Anomalous dielectric response of nanoconfined water
Sayantan Mondal, Biman Bagchi
Abstract
In order to develop a microscopic level understanding of the anomalous dielectric properties of nanoconfined water (NCW), we study and compare three different systems, namely, (i) NCW between parallel graphene sheets (NCW–GSs), (ii) NCW inside graphene covered nanosphere (NCW–Sph), and (iii) a collection of one- and two-dimensional constrained Ising spins with fixed orientations at the termini. We evaluate the dielectric constant and study the scaling of ε with size by using linear response theory and computer simulations. We find that the perpendicular component remains anomalously low at smaller inter-plate separations (d) over a relatively wide range of d. For NCW–Sph, we could evaluate the dielectric constant exactly and again find a low value and a slow convergence to the bulk. To obtain a measure of surface influence into the bulk, we introduce and calculate correlation lengths to find values of ∼9 nm for NCW–GS and ∼5 nm for NCW–Sph, which are surprisingly large, especially for water. We discover that the dipole moment autocorrelations exhibit an unexpected ultrafast decay.
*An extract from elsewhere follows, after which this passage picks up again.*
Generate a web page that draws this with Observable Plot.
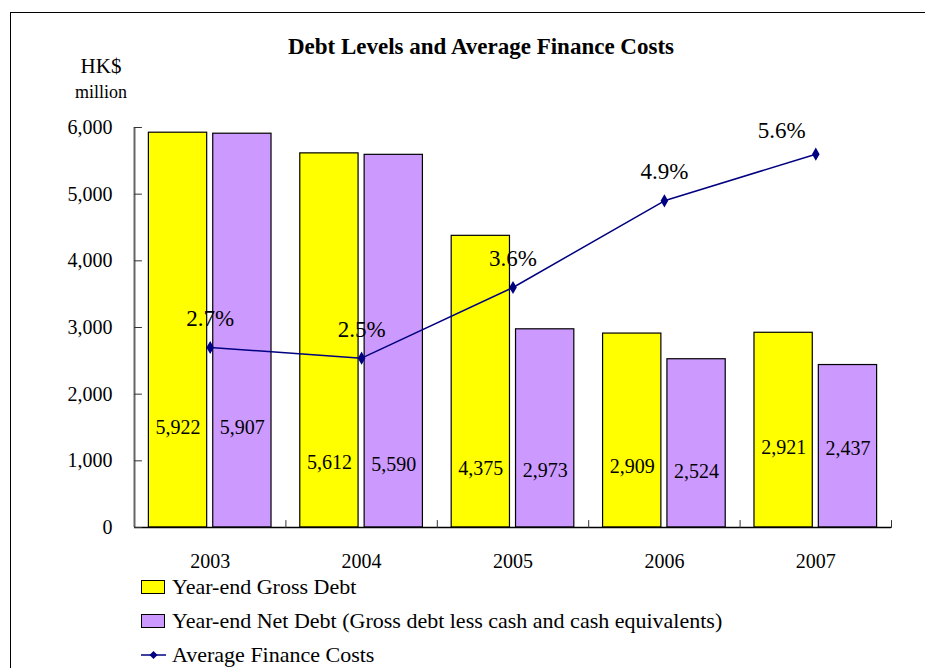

We observe the presence of a ubiquitous frequency of ∼1000 cm−1, associated only with the perpendicular component for NCW–GS. This (caging) frequency seems to play a pivotal role in controlling both static and dynamic dielectric responses in the perpendicular direction. It disappears with an increase in d in a manner that corroborates with the estimated correlation length. A similar observation is obtained for NCW–Sph. Interestingly, one- and two-dimensional Ising model systems that follow Glauber spin-flip dynamics reproduce the general characteristics.